#### Data for the task ####
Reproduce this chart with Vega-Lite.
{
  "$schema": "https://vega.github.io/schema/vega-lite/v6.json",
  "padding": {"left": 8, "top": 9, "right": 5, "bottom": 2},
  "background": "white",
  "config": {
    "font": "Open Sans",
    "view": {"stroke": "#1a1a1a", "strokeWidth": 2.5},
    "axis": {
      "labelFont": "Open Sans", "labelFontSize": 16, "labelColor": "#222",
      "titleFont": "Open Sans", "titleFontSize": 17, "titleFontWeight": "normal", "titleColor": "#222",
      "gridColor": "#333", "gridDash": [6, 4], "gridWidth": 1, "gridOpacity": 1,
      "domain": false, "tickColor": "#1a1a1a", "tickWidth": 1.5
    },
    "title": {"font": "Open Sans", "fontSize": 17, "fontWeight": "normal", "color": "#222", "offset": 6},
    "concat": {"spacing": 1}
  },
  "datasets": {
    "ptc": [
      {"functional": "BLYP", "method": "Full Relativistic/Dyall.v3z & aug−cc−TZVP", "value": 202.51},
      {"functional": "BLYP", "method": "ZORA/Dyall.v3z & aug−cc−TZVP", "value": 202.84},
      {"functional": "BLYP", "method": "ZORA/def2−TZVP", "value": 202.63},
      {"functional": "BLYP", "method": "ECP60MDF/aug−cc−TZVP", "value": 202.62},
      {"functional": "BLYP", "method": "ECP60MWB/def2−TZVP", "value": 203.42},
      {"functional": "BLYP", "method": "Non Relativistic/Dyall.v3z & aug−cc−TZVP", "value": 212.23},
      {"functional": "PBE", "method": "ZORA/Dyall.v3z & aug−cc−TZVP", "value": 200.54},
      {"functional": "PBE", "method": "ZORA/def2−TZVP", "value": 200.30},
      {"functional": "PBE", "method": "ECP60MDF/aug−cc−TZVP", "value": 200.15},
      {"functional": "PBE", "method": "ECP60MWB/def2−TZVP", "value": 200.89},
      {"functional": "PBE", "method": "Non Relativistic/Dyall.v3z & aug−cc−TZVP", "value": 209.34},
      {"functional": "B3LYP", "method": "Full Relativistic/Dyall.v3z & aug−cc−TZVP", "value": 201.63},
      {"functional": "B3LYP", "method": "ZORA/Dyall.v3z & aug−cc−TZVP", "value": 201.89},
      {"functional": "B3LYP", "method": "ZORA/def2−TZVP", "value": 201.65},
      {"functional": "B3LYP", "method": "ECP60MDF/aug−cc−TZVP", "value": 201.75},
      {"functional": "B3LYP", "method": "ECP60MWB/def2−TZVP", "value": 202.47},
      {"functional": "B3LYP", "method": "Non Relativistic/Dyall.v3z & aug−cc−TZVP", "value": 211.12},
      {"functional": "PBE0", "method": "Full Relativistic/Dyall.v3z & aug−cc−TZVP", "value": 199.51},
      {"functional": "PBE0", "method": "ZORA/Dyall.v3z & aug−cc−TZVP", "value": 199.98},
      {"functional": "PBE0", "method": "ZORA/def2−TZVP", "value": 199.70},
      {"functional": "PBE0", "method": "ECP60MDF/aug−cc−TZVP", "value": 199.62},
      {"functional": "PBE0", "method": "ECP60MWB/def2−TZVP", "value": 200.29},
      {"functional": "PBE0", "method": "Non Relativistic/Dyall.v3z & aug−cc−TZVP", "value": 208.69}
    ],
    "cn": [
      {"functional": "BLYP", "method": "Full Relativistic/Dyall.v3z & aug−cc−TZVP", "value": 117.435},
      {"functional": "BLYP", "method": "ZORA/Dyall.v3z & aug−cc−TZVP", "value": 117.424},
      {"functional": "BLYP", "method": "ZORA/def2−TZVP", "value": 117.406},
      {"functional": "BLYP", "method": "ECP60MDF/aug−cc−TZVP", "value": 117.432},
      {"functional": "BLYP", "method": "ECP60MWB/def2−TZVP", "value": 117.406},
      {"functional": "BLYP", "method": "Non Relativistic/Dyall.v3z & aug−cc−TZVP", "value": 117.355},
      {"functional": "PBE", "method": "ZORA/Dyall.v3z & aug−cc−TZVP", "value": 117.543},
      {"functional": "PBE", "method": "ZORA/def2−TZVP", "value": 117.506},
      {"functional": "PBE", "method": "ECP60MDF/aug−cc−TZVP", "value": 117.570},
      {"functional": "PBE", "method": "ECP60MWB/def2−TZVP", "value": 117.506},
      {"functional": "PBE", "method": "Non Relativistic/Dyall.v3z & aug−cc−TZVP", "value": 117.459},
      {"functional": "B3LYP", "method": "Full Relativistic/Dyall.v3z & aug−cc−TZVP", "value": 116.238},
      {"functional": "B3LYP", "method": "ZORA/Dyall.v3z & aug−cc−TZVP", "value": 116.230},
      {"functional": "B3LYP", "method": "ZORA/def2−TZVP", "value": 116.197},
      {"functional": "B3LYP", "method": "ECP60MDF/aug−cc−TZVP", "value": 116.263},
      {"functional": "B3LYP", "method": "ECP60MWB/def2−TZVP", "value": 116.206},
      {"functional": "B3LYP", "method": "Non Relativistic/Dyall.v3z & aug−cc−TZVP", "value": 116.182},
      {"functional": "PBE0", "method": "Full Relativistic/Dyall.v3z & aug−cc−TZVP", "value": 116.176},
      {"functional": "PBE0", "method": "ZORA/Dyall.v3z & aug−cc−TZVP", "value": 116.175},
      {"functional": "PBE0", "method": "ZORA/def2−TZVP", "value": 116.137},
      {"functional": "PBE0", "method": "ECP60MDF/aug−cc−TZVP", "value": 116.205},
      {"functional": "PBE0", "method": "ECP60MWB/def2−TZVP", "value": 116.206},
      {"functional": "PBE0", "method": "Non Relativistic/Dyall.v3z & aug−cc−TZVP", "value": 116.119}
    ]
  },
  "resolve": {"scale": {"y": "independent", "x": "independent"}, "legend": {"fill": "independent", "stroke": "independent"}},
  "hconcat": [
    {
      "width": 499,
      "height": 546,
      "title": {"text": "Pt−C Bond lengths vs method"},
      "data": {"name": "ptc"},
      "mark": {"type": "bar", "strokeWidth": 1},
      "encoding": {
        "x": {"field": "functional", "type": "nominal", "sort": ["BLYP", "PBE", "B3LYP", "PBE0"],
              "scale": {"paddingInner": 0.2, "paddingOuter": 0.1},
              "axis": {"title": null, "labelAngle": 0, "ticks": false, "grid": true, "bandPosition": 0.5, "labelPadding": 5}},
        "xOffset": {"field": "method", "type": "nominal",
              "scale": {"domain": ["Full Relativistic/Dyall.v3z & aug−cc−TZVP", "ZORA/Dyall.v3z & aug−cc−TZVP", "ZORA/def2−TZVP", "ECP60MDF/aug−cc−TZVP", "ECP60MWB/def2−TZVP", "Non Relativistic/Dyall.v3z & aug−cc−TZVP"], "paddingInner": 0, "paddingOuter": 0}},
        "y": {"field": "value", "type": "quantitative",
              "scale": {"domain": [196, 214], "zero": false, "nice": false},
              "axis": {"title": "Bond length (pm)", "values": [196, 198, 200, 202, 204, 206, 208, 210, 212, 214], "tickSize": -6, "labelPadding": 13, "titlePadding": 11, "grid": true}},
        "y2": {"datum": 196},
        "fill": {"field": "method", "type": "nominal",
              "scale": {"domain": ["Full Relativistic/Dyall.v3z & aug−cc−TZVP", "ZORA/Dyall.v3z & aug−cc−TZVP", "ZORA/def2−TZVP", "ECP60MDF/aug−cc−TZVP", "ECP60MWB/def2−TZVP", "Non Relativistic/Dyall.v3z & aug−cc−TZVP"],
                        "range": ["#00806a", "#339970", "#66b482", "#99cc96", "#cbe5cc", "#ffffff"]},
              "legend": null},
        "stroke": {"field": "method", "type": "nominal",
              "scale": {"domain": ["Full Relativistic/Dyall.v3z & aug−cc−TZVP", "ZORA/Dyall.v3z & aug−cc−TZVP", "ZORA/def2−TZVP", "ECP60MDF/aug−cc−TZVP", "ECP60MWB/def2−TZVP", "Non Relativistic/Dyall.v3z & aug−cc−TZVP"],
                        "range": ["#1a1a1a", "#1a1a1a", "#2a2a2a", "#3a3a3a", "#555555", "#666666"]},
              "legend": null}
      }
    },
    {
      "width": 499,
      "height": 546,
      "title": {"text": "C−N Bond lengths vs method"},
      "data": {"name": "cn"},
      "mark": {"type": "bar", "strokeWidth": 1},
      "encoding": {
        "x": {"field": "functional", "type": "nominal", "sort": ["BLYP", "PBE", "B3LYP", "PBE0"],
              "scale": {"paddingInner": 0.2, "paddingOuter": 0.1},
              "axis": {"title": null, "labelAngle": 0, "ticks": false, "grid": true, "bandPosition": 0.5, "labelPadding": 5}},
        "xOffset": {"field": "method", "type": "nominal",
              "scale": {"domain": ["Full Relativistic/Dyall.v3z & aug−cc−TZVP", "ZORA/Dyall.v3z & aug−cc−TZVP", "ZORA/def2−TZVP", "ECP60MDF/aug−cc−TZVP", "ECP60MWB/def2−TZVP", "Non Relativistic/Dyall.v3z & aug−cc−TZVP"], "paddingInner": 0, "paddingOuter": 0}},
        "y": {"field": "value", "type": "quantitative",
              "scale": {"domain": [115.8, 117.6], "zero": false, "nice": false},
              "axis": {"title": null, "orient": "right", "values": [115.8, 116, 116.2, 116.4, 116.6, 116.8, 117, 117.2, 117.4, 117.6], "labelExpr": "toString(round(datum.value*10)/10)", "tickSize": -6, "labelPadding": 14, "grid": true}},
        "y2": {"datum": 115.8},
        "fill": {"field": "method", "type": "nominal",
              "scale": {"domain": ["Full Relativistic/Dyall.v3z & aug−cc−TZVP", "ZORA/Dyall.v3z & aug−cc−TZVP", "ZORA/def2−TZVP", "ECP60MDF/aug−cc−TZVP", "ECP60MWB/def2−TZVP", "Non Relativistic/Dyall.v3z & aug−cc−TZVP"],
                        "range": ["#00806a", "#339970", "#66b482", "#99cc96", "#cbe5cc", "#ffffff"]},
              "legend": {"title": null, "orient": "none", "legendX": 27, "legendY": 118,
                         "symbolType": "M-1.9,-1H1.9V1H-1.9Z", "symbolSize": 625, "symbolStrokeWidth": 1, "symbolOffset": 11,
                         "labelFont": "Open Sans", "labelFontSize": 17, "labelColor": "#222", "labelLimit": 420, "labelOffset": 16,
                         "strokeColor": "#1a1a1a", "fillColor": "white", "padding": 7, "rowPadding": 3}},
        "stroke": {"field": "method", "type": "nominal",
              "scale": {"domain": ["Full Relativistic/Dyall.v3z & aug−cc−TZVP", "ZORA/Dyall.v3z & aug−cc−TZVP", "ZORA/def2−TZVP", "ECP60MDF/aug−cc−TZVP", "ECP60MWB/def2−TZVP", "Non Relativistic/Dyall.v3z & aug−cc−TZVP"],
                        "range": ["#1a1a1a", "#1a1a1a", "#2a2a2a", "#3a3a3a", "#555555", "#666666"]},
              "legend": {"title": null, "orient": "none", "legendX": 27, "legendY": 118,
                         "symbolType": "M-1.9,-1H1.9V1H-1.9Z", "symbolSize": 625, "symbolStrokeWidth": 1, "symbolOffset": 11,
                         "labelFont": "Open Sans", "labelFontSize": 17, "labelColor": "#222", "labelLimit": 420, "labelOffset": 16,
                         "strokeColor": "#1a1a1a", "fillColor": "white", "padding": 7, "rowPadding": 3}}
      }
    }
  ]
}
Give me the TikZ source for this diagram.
####
● What needs to be done
Extract every line of the records above that contains the word "this".

● Task result
Reproduce this chart with Vega-Lite.
Give me the TikZ source for this diagram.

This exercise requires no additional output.